Я перевел дух.
- Желаешь такого поворота событий - милости прошу, нажимай на курок. Хочешь иного - будь благоразумен. Джоэль обучен тому же самому, что и я. Блефовать нас не учили никогда. Обещал прикончить - прикончит, не сомневайся.
- Предложи выход.
- Уже предложил. Меняйте двоих на двоих. За меня и Карину получите Астрид и Грету. А в придачу, - сказал я, - еще и доктора. Но это уже дело побочное... Карина, естественно, не пострадает: меня ведь затем из Соединенных Штатов и выписали, помнишь?
- Что ты с нею намерен делать?
Я только плечами пожал.
- Уволоку подальше от скверной компании, спасу фамильную честь - вот и все...
Глядя на Олафа, я внезапно заподозрил нежданную истину, чуток поразмыслил и пришел к заключению: так и есть! Закаленный, обученный профессионал всерьез обдумывал обмен заложниками... Готовился уступить опасного, с его точки зрения, пленника. А профессионалов учат не признавать понятия "заложник"...
Впрочем, нет! "Если заложник неотъемлемо важен для благополучного течения операции, надлежит всемерно спасать и оберегать его"... А дражайший кузен отнюдь не казался человеком, способным плюнуть на задание ради прекрасных глазок Астрид, к которой, несомненно вожделел. И уж никак не ради Греты. А все же плюнул.
- Хорошо, - согласился он. - Будь по-твоему.
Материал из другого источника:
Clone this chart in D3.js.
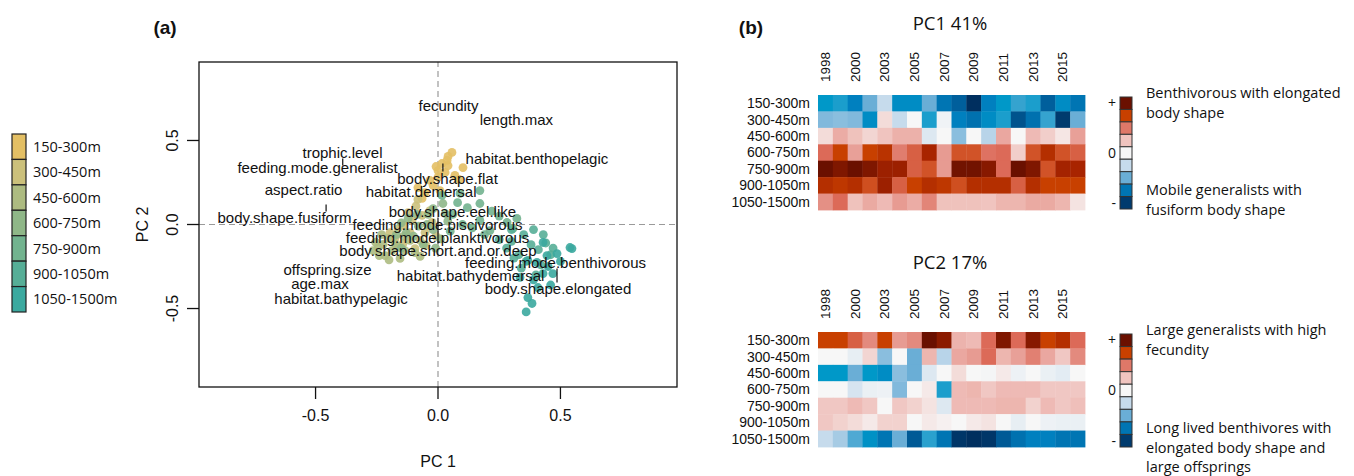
<!DOCTYPE html>
<html>
<head>
<meta charset="utf-8">
<script src="https://cdn.jsdelivr.net/npm/d3@7"></script>
<style>
  body { margin: 0; background: #fff; }
  text { font-family: "Liberation Sans", Arial, sans-serif; fill: #111; }
  .hum { font-family: "Open Sans", "Liberation Sans", sans-serif; }
</style>
</head>
<body>
<svg id="fig" width="1354" height="476"></svg>
<script>
// ---- data ----
var depthBands = ["150-300m", "300-450m", "450-600m", "600-750m", "750-900m", "900-1050m", "1050-1500m"]

// PCA scores (PC1, PC2) per depth band, one point per survey year
var scores150 = [[0.057,0.429],[0.041,0.405],[0.016,0.363],[0.041,0.351],[0.102,0.339],[0.000,0.321],[0.029,0.310],[0.000,0.280],[-0.020,0.232],[-0.065,0.155],[-0.082,0.220],[-0.033,0.262],[0.069,0.292],[0.008,0.202],[-0.053,0.190],[0.037,0.381],[-0.008,0.345],[0.086,0.268]]
var scores300 = [[-0.082,0.149],[-0.114,-0.048],[-0.143,-0.113],[-0.053,-0.048],[-0.033,0.083],[-0.106,0.024],[-0.073,-0.095],[-0.163,-0.024],[-0.024,0.012],[-0.122,0.071],[-0.094,-0.143],[-0.176,-0.083],[-0.049,-0.125],[-0.139,-0.006],[-0.008,-0.071],[-0.065,0.054],[-0.196,-0.048],[-0.090,0.110]]
var scores450 = [[-0.245,-0.137],[-0.176,-0.113],[-0.094,-0.167],[-0.216,-0.185],[-0.265,-0.155],[-0.155,-0.202],[-0.204,-0.083],[-0.135,-0.155],[-0.255,-0.105],[-0.188,-0.155],[-0.114,-0.095],[-0.230,-0.060],[-0.163,-0.131],[-0.240,-0.185],[-0.073,-0.190],[-0.224,-0.119],[-0.200,-0.210],[-0.140,-0.070]]
var scores600 = [[-0.122,0.036],[-0.040,0.060],[-0.020,0.095],[0.020,0.125],[0.030,0.065],[-0.080,-0.010],[-0.150,0.010],[-0.060,-0.120],[-0.020,-0.030],[-0.100,-0.070],[0.010,-0.085],[-0.130,-0.050],[-0.045,0.000],[-0.170,-0.060],[0.040,0.020],[-0.010,-0.140],[-0.085,0.060],[-0.150,-0.140]]
var scores750 = [[0.171,0.202],[0.090,0.185],[0.016,0.173],[0.171,0.125],[0.171,0.024],[0.212,-0.036],[0.282,0.012],[0.322,0.036],[0.306,-0.024],[0.120,0.100],[0.060,0.060],[0.220,0.080],[0.100,0.000],[0.050,-0.040],[0.250,0.050],[0.140,-0.020],[0.080,0.130],[0.190,-0.060]]
var scores900 = [[0.300,-0.100],[0.350,-0.060],[0.380,-0.120],[0.410,-0.150],[0.330,-0.180],[0.280,-0.140],[0.390,-0.030],[0.440,-0.110],[0.360,-0.220],[0.420,-0.240],[0.300,-0.030],[0.460,-0.180],[0.340,-0.260],[0.250,-0.090],[0.400,-0.300],[0.470,-0.140],[0.310,-0.200],[0.430,-0.060]]
var scores1050 = [[0.429,-0.107],[0.539,-0.137],[0.547,-0.143],[0.486,-0.173],[0.445,-0.185],[0.367,-0.214],[0.404,-0.226],[0.469,-0.292],[0.429,-0.292],[0.367,-0.435],[0.408,-0.375],[0.384,-0.470],[0.335,-0.315],[0.500,-0.220],[0.450,-0.250],[0.390,-0.330],[0.460,-0.360],[0.360,-0.520]]
var scoreGroups = [scores150, scores300, scores450, scores600, scores750, scores900, scores1050]

// trait labels placed at their loadings
var traitNames = ["fecundity", "length.max", "trophic.level", "feeding.mode.generalist", "aspect.ratio",
  "body.shape.fusiform", "habitat.benthopelagic", "body.shape.flat", "habitat.demersal", "body.shape.eel.like",
  "feeding.mode.piscivorous", "feeding.mode.planktivorous", "body.shape.short.and.or.deep",
  "feeding.mode.benthivorous", "habitat.bathydemersal", "body.shape.elongated", "offspring.size",
  "age.max", "habitat.bathypelagic"]
var traitPC1 = [0.043, 0.320, -0.390, -0.492, -0.549, -0.627, 0.404, 0.039, -0.069, 0.059, -0.002, -0.002, 0.000, 0.480, 0.133, 0.490, -0.451, -0.482, -0.396]
var traitPC2 = [0.708, 0.625, 0.427, 0.338, 0.204, 0.038, 0.391, 0.272, 0.196, 0.077, 0.000, -0.076, -0.155, -0.230, -0.304, -0.383, -0.270, -0.353, -0.439]

// short leader marks
var leaderPC1 = [-0.389, -0.457, 0.020, 0.000, 0.486]
var leaderTop = [0.393, 0.119, 0.363, 0.042, -0.262]
var leaderBottom = [0.351, 0.077, 0.315, -0.113, -0.345]

var xTicks = [-0.5, 0, 0.5]
var yTicks = [0.5, 0, -0.5]

// heatmaps
var years = ["1998","1999","2000","2001","2003","2004","2005","2006","2007","2008","2009","2010","2011","2012","2013","2014","2015","2016"]
var yearTicks = ["1998","2000","2003","2005","2007","2009","2011","2013","2015"]

var pc1Values = [
  [-0.55,-0.5,-0.65,-0.35,-0.15,-0.6,-0.6,-0.35,-0.7,-0.8,-1.0,-0.65,-0.55,-0.45,-0.5,-0.8,-0.6,-0.7],
  [-0.3,-0.28,-0.3,-0.6,0.08,-0.15,0,-0.5,-0.02,-0.65,-0.72,-0.6,-0.5,-0.85,-0.72,-0.45,-0.95,-0.35],
  [0.08,0.25,0.16,0.1,0.15,0.23,0.23,-0.08,0,-0.28,0,-0.18,0.27,0,0.19,0.12,0.05,0.3],
  [0.5,0.72,0.3,0.72,0.78,0.43,0.55,0.85,0.32,0.62,0.62,0.47,0.5,0.12,0.62,0.8,0.62,0.55],
  [1.0,0.95,1.0,0.95,0.88,0.88,0.55,0.62,0.32,0.98,0.98,0.93,0.5,1.0,0.95,0.62,0.86,0.85],
  [0.8,0.76,0.8,0.64,0.88,0.55,0.72,0.8,0.76,0.64,0.8,0.8,0.8,0.55,0.8,0.72,0.72,0.72],
  [0.36,0.5,0.16,0.26,0.19,0.32,0.25,0.4,0.16,0.16,0.16,0.15,0.21,0.21,0.26,0.26,0.21,0.06]
]
var pc2Values = [
  [0.72,0.72,0.55,0.38,0.72,0.32,0.38,1.0,0.92,0.22,0.19,0.5,0.95,0.5,0.93,0.72,0.8,0.5],
  [0,0,-0.05,0.1,-0.28,0,-0.35,0.21,-0.18,0.27,0.32,0.5,0.21,0.3,0.42,0.27,0.14,0.38],
  [-0.55,-0.55,-0.35,-0.55,-0.6,-0.28,-0.35,-0.08,0,0.08,0,-0.01,0.04,-0.03,0,-0.04,-0.06,0],
  [0,0,-0.1,-0.04,-0.03,-0.3,0,0.04,-0.5,0.19,0.21,0.14,0.19,0.19,0.19,0.14,0.14,0.14],
  [0.14,0.14,0.19,0.14,0,0.14,0.11,0.06,-0.08,0.19,0.19,0.19,0.21,0.21,0.11,0.19,0.14,0.17],
  [0.14,0.11,0.08,0.04,0.11,0.11,0,0.04,0.02,0,0.04,0.06,0,-0.05,0,-0.03,-0.04,-0.04],
  [-0.15,-0.22,-0.4,-0.58,-0.7,-0.35,-0.82,-0.47,-0.7,-0.97,-1.0,-0.97,-0.82,-0.72,-0.65,-0.65,-0.7,-0.7]
]
var legendLevels = [1, 0.72, 0.45, 0.15, 0, -0.15, -0.35, -0.7, -0.95]

var pc1Top = ["Benthivorous with elongated", "body shape"]
var pc1Bottom = ["Mobile generalists with", "fusiform body shape"]
var pc2Top = ["Large generalists with high", "fecundity"]
var pc2Bottom = ["Long lived benthivores with", "elongated body shape and", "large offsprings"]

// ---- colours ----
var depthColor = d3.scaleOrdinal().domain(depthBands)
  .range(["#e3bf64", "#cbc07b", "#adbb81", "#8fb788", "#72b38f", "#56ae97", "#3ba99f"])
var heatColor = d3.scaleLinear()
  .domain([-1, -0.8, -0.65, -0.55, -0.35, -0.15, 0, 0.15, 0.3, 0.5, 0.72, 0.85, 1])
  .range(["#002f5f", "#005f9c", "#0080bf", "#0098c8", "#6aaed6", "#c6dbec", "#f7f7f7",
          "#f0c4bf", "#e8a098", "#dc6a58", "#c84000", "#a82400", "#6a1000"])

var svg = d3.select("#fig")

// ================= panel (a) =================
var x = d3.scaleLinear().domain([-0.976, 0.976]).range([199, 677])
var y = d3.scaleLinear().domain([-0.967, 0.967]).range([387, 62])

svg.append("text").attr("x", 165).attr("y", 34).attr("text-anchor", "middle")
  .style("font-size", "19px").style("font-weight", "bold").text("(a)")

// depth legend
var lg = d3.scaleBand().domain(depthBands).range([134, 312])
svg.selectAll(".dleg").data(depthBands).enter().append("rect")
  .attr("x", 12).attr("y", d => lg(d)).attr("width", 14).attr("height", lg.bandwidth())
  .style("fill", d => depthColor(d)).style("stroke", "#222").style("stroke-width", 1.2)
svg.selectAll(".dlab").data(depthBands).enter().append("text")
  .attr("class", "hum")
  .attr("x", 33).attr("y", d => lg(d) + lg.bandwidth() / 2).attr("dy", "0.35em")
  .style("font-size", "14.5px").text(d => d)

// zero lines
svg.append("line").attr("x1", x(0)).attr("x2", x(0)).attr("y1", y.range()[0]).attr("y2", y.range()[1])
  .style("stroke", "#9a9a9a").style("stroke-dasharray", "6,4").style("stroke-width", 1.2)
svg.append("line").attr("x1", x.range()[0]).attr("x2", x.range()[1]).attr("y1", y(0)).attr("y2", y(0))
  .style("stroke", "#9a9a9a").style("stroke-dasharray", "6,4").style("stroke-width", 1.2)

// points
scoreGroups.forEach(function(pts, i) {
  svg.append("g").selectAll("circle").data(pts).enter().append("circle")
    .attr("cx", d => x(d[0])).attr("cy", d => y(d[1])).attr("r", 4.4)
    .style("fill", depthColor(depthBands[i])).style("fill-opacity", 0.9)
})

// leader marks and trait labels
svg.selectAll(".lead").data(leaderPC1).enter().append("line")
  .attr("x1", d => x(d)).attr("x2", d => x(d))
  .attr("y1", (d, i) => y(leaderTop[i])).attr("y2", (d, i) => y(leaderBottom[i]))
  .style("stroke", "#111").style("stroke-width", 1.2)
svg.selectAll(".trait").data(traitNames).enter().append("text")
  .attr("x", (d, i) => x(traitPC1[i])).attr("y", (d, i) => y(traitPC2[i])).attr("dy", "0.35em")
  .attr("text-anchor", "middle").style("font-size", "15px").text(d => d)

// box
svg.append("rect").attr("x", 199).attr("y", 62).attr("width", 478).attr("height", 325)
  .style("fill", "none").style("stroke", "#111").style("stroke-width", 1.3)

// axes
svg.selectAll(".xt").data(xTicks).enter().append("line")
  .attr("x1", d => x(d)).attr("x2", d => x(d)).attr("y1", 387).attr("y2", 399)
  .style("stroke", "#111").style("stroke-width", 1.3)
svg.selectAll(".xtl").data(xTicks).enter().append("text")
  .attr("x", d => x(d)).attr("y", 421).attr("text-anchor", "middle")
  .style("font-size", "16px").text(d => d3.format(".1f")(d).replace("−", "-"))
svg.selectAll(".yt").data(yTicks).enter().append("line")
  .attr("x1", 187).attr("x2", 199).attr("y1", d => y(d)).attr("y2", d => y(d))
  .style("stroke", "#111").style("stroke-width", 1.3)
svg.selectAll(".ytl").data(yTicks).enter().append("text")
  .attr("transform", d => "translate(178," + y(d) + ") rotate(-90)")
  .attr("text-anchor", "middle")
  .style("font-size", "16px").text(d => d3.format(".1f")(d).replace("−", "-"))
svg.append("text").attr("x", x(0)).attr("y", 467).attr("text-anchor", "middle")
  .style("font-size", "16px").text("PC 1")
svg.append("text").attr("transform", "translate(148," + y(0) + ") rotate(-90)")
  .attr("text-anchor", "middle").style("font-size", "16px").text("PC 2")

// ================= panel (b) =================
svg.append("text").attr("x", 751).attr("y", 34).attr("text-anchor", "middle")
  .style("font-size", "19px").style("font-weight", "bold").text("(b)")

var hx = d3.scaleBand().domain(years).range([818, 1085])

function heatmap(values, top, bottom, title, titleY, topText, bottomText, legTop, legBottom) {
  var hy = d3.scaleBand().domain(depthBands).range([top, bottom])
  var g = svg.append("g")

  g.append("text").attr("class", "hum").attr("x", 950).attr("y", titleY)
    .attr("text-anchor", "middle").style("font-size", "18.5px").text(title)

  values.forEach(function(row, r) {
    g.append("g").selectAll("rect").data(row).enter().append("rect")
      .attr("x", (d, c) => hx(years[c])).attr("y", hy(depthBands[r]))
      .attr("width", hx.bandwidth() + 0.4).attr("height", hy.bandwidth() + 0.4)
      .style("fill", d => heatColor(d))
  })

  // year labels read bottom-to-top, starting just above the cells
  g.selectAll(".yr").data(yearTicks).enter().append("text")
    .attr("transform", d => "translate(" + (hx(d) + hx.bandwidth() / 2) + "," + (top - 13) + ") rotate(-90)")
    .attr("dy", "0.35em").attr("text-anchor", "start")
    .style("font-size", "13.5px").text(d => d)

  g.selectAll(".row").data(depthBands).enter().append("text")
    .attr("x", 810).attr("y", d => hy(d) + hy.bandwidth() / 2).attr("dy", "0.35em")
    .attr("text-anchor", "end").style("font-size", "14px").text(d => d)

  // colour key
  var ly = d3.scaleBand().domain(d3.range(legendLevels.length)).range([legTop, legBottom])
  g.selectAll(".key").data(legendLevels).enter().append("rect")
    .attr("x", 1120).attr("y", (d, i) => ly(i)).attr("width", 12).attr("height", ly.bandwidth())
    .style("fill", d => heatColor(d)).style("stroke", "#333").style("stroke-width", 1)
  var signs = ["+", "0", "-"]
  var signPos = [0, 4, 8]
  g.selectAll(".sign").data(signs).enter().append("text").attr("class", "hum")
    .attr("x", 1116).attr("y", (d, i) => ly(signPos[i]) + ly.bandwidth() / 2)
    .attr("dy", "0.35em").attr("text-anchor", "end").style("font-size", "14px").text(d => d)

  g.selectAll(".tt").data(topText).enter().append("text").attr("class", "hum")
    .attr("x", 1146).attr("y", (d, i) => legTop - 4 + i * 19.5).attr("dy", "0.35em")
    .style("font-size", "14.5px").text(d => d)
  g.selectAll(".bt").data(bottomText).enter().append("text").attr("class", "hum")
    .attr("x", 1146).attr("y", (d, i) => legBottom - 19 + i * 19.5).attr("dy", "0.35em")
    .style("font-size", "14.5px").text(d => d)
}

heatmap(pc1Values, 95, 210, "PC1 41%", 30, pc1Top, pc1Bottom, 97, 209)
heatmap(pc2Values, 332, 447, "PC2 17%", 269, pc2Top, pc2Bottom, 334, 447)
</script>
</body>
</html>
Оружие и пожитки возвратим, когда выручим женщин.
- А Карина?
- Потолкую с ней. Захочет - присоединится к тебе, но лишь по собственной доброй воле. Понуждать не буду.
- Справедливо, - признал я. - В путь, разлюбезный братец!
Я чуток ошибся. Доктор Хассельман не частной практикой занимался, а работал в клинике "Ваза".[4]
Красный фольксваген затормозил у входа, мы выбрались из машины. Возглавил процессию, разумеется, я, за мной неторопливо шествовал барон Олаф Стьернхьельм, дальше вышагивала Карина Сегерби, замыкал вереницу Карл, обремененный моими чемоданами.
Просторный подъемник - виноват, лифт, - исправно вознес всех четверых на третий этаж.
- Вправо, - скомандовал Олаф. - Теперь опять направо, третья дверь. Открывай. Малейший подвох - и погибнешь, независимо от того, кому это будет стоить жизни вдобавок...
Я не поверил Олафу, однако спорить не стал.
- Не стоит, пожалуй, - ответил я, - сокращать поголовье Стьернхьельмов. Их и без того не слишком уж много на свете осталось... Открываю.
Картина была не особенно любопытной. Пленники Джоэля восседали рядком, у дальней стены врачебного кабинета, сверкавшего белизной, блиставшего никелем, лучившегося стерильной чистотой. Самого господина Коновского я не приметил.
Доктор Хассельман, маленький, пухлый, лысеющий эскулап, казался перепуганным до полусмерти. Человек, орудующий скальпелями с утра до вечера, подумал я, мог бы воспринимать небольшое кровопускание и поспокойней... Впрочем, не исключаю, что Хассельмана шокировало неумение, с которым Джоэль употребил хирургический инструмент. Навыки лекарские изрядно отличаются от истребительских, ибо задачи совершенно различны.
Обретавшаяся посередке Астрид выглядела осунувшейся и поникшей. Рана, должно быть, изрядно беспокоила ее. А вот Грета, пополнившая список страдальцев, являла собою зрелище поистине прискорбное. Девица прижимала к щеке набухший кровью марлевый комок. Одежду тоже украшали алые, не успевшие побуреть, пятна. Волосы Греты растрепались, перепутались, распахнутые глаза переполнялись ужасом и болью. Очки она то ли потеряла, то ли разбила, то ли Вальдемар Коновский почел за благо отобрать их и лишить одного из заложников возможности ориентироваться в обстановке беспрепятственно.
Откуда-то слева, из маленького подсобного помещеньица, послышался оклик:
- Заходите очень медленно и очень спокойно!
- Сперва покажись, - ответил Олаф. - Предупреждаю: в спину мистера Хелма глядит пистолет.
- Вот пускай Хелм и приказывает, - промолвил Джоэль, - а ты помолчи немного. И, кстати, предупреждаю: держу на мушке даму, сидящую в центре. Что бы ни случилось, курок надавить успею. Можете пальнуть в меня из крупнокалиберного дробовика - и все равно палец согнется.
Подобные переплеты называются "ни тпру, ни ну". У обеих сторон имеются козыри, ни единая не намерена уступать.